By Nana Ama Brown
The Ghana Statistical Service (GSS) doubts the country’s inflation will witness a decline anytime soon as figures peg the inflation rate at 31.7 per cent in July.
In an interview with JoyNews, the Service’s Head of Price Statistics, John Forster Agyaho, warned that prices of goods and services may continue to rise on the market despite the onset of the harvest season for food crops. The situation, according to him, is due to high imported inflation as a result of global crises.
“We are in the harvest season but look at the weight of food items in the basket. Why would you expect prices of food to go down?”
“But there are other factors in the basket that affect inflation. If we continue seeing higher imported inflation because of the global crises, there will be past research in cutting foods from the farm base to the market centers. These other factors are also things that we shouldn’t gloss over,” he said on Wednesday.
Traders have also not been left out in the crisis. Many traders have complained about the impact of high goods prices on their businesses.
“Prices have gone up, last year, things were better, we used to sell four big fishes for ₵10, now, it’s three for ₵10.
“Prices have really gone up, we don’t know what to do. We are not making profits,” a trader told JoyNews.
Earlier in August, data presented by the GSS revealed that inflation had crossed the 30% mark to hit 31.7%.
This is the highest inflation rate recorded since late 2003.

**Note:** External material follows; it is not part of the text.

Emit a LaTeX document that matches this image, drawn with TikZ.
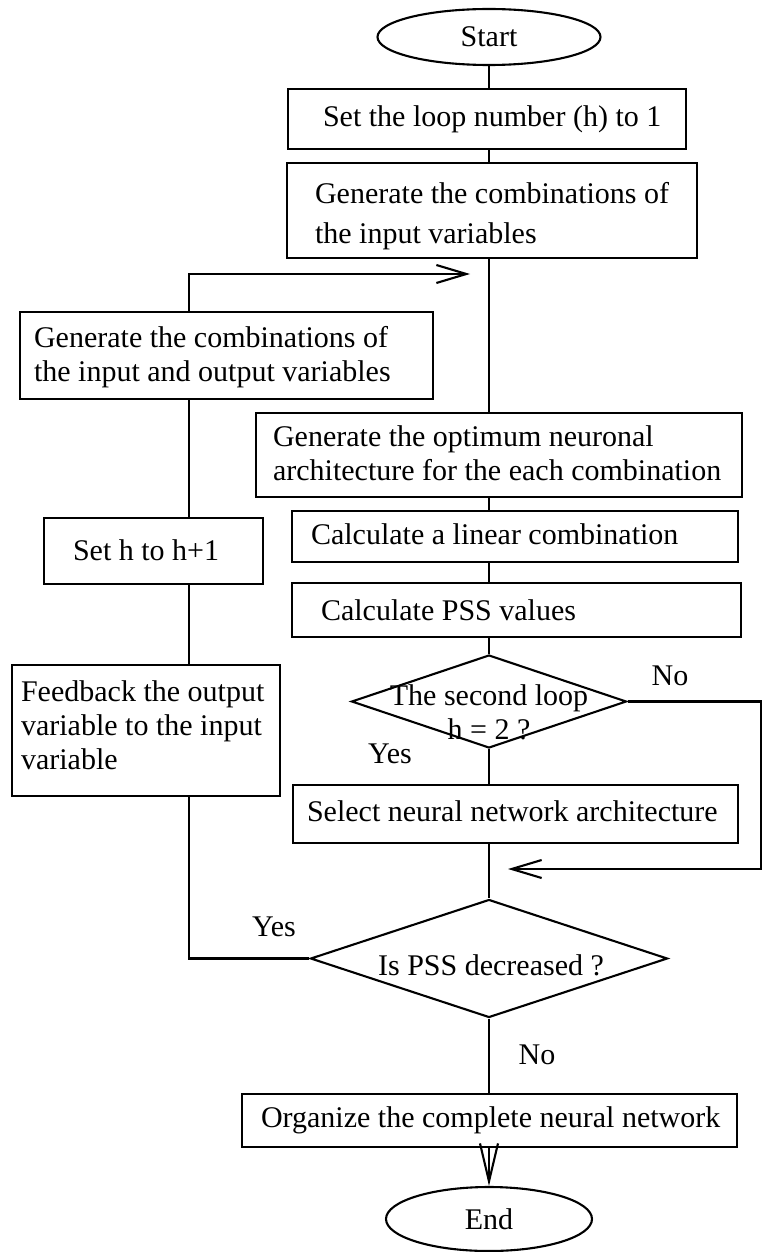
\documentclass[tikz,border=0pt]{standalone}
\usepackage{fontspec}
\setmainfont{Liberation Serif}
\usetikzlibrary{shapes.geometric,arrows.meta}

\begin{document}
\begin{tikzpicture}[x=1pt, y=-1pt, line width=2.1pt,
  font=\fontsize{30}{34}\selectfont,
  main/.style = {draw, rectangle, inner sep=0pt},
  term/.style = {draw, ellipse, inner sep=0pt},
  dec/.style = {draw, diamond, inner sep=0pt},
  txt/.style = {anchor=west, inner sep=0pt, align=flush left},
  arr/.style = {-{Straight Barb[length=30pt,width=18pt]}}]
\useasboundingbox (0,0) rectangle (763,1252);
% outlines
\node[term, minimum width=223pt, minimum height=56pt] (1) at (489,37) {Start};
\node[main, minimum width=398pt, minimum height=60pt] (2) at (487,119) {};
\node[main, minimum width=410pt, minimum height=95pt] (3) at (492,210.5) {};
\node[main, minimum width=413pt, minimum height=87pt] (4) at (226.5,355.5) {};
\node[main, minimum width=486pt, minimum height=84pt] (5) at (499,455) {};
\node[main, minimum width=446pt, minimum height=51pt] (6) at (515,536.5) {};
\node[main, minimum width=449pt, minimum height=54pt] (7) at (516.5,610) {};
\node[dec, minimum width=275pt, minimum height=93pt] (8) at (489,701.5) {};
\node[main, minimum width=445pt, minimum height=58pt] (9) at (515.5,814) {};
\node[dec, minimum width=357pt, minimum height=118pt] (10) at (489,958.5) {};
\node[main, minimum width=495pt, minimum height=53pt] (11) at (489.5,1120.5) {};
\node[term, minimum width=206pt, minimum height=64pt] (12) at (489,1219) {End};
\node[main, minimum width=219pt, minimum height=66pt] (13) at (153.5,551) {};
\node[main, minimum width=268pt, minimum height=131pt] (14) at (146,730.5) {};
% texts
\node[txt] (2t) at (322,119) {Set the loop number (h) to 1};
\node[txt] (3t) at (314,216) {Generate the combinations of\\[6pt]the input variables};
\node[txt] (4t) at (33,357) {Generate the combinations of\\the input and output variables};
\node[txt] (5t) at (272,453) {Generate the optimum neuronal\\architecture for the each combination};
\node[txt] (6t) at (310,534) {Calculate a linear combination};
\node[txt] (7t) at (320,610) {Calculate PSS values};
\node[align=center, inner sep=0pt] (8t) at (489,712) {The second loop\\h = 2 ?};
\node[txt] (9t) at (306,811) {Select neural network architecture};
\node[inner sep=0pt] (10t) at (491,965) {Is PSS decreased ?};
\node[txt] (11t) at (260,1120) {Organize the complete neural network};
\node[txt] (13t) at (72,550) {Set h to h+1};
\node[txt] (14t) at (20,725) {Feedback the output\\variable to the input\\variable};
% branch labels
\node (15) at (670,676) {No};
\node (16) at (390,754) {Yes};
\node (17) at (274,927) {Yes};
\node (18) at (537,1055) {No};
% free ends of the loop-back arrows
\coordinate (l1) at (189,274);
\coordinate (tipL) at (470,274);
\coordinate (r1) at (761,869);
\coordinate (tipR) at (508,869);
\draw (1) -- (2.north -| 1);
\draw (2.south -| 8) -- (3.north -| 8);
\draw (3.south -| 8) -- (5.north -| 8);
\draw (5.south -| 8) -- (6.north -| 8);
\draw (6.south -| 8) -- (7.north -| 8);
\draw (7.south -| 8) -- (8.north);
\draw (8.south) -- (9.north -| 8);
\draw (9.south -| 8) -- (10.north);
\draw (10.south) -- (11.north -| 10);
\draw[-{Straight Barb[length=38pt,width=18pt]}] (11.south -| 12) -- (12.north);
\draw[arr] (8.east) -| (r1) -- (tipR);
\draw[arr] (4.north -| l1) -- (l1) -- (tipL);
\draw (4.south -| l1) -- (13.north -| l1);
\draw (13.south -| l1) -- (14.north -| l1);
\draw (14.south -| l1) |- (10.west);
\end{tikzpicture}
\end{document}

According to the GSS, the increase in inflation was once again caused by Transport (44.6%); Housing, Water, Electricity, Gas and Other Fuels (43.0%); Furnishings, Household Equipment and Routine Household Maintenance (42.0%); Recreation, Sport and Culture (33.8%); Personal Care, Social Protection and Miscellaneous Goods and Services (33.7%) and Food and Non-Alcoholic Beverages (32.3%).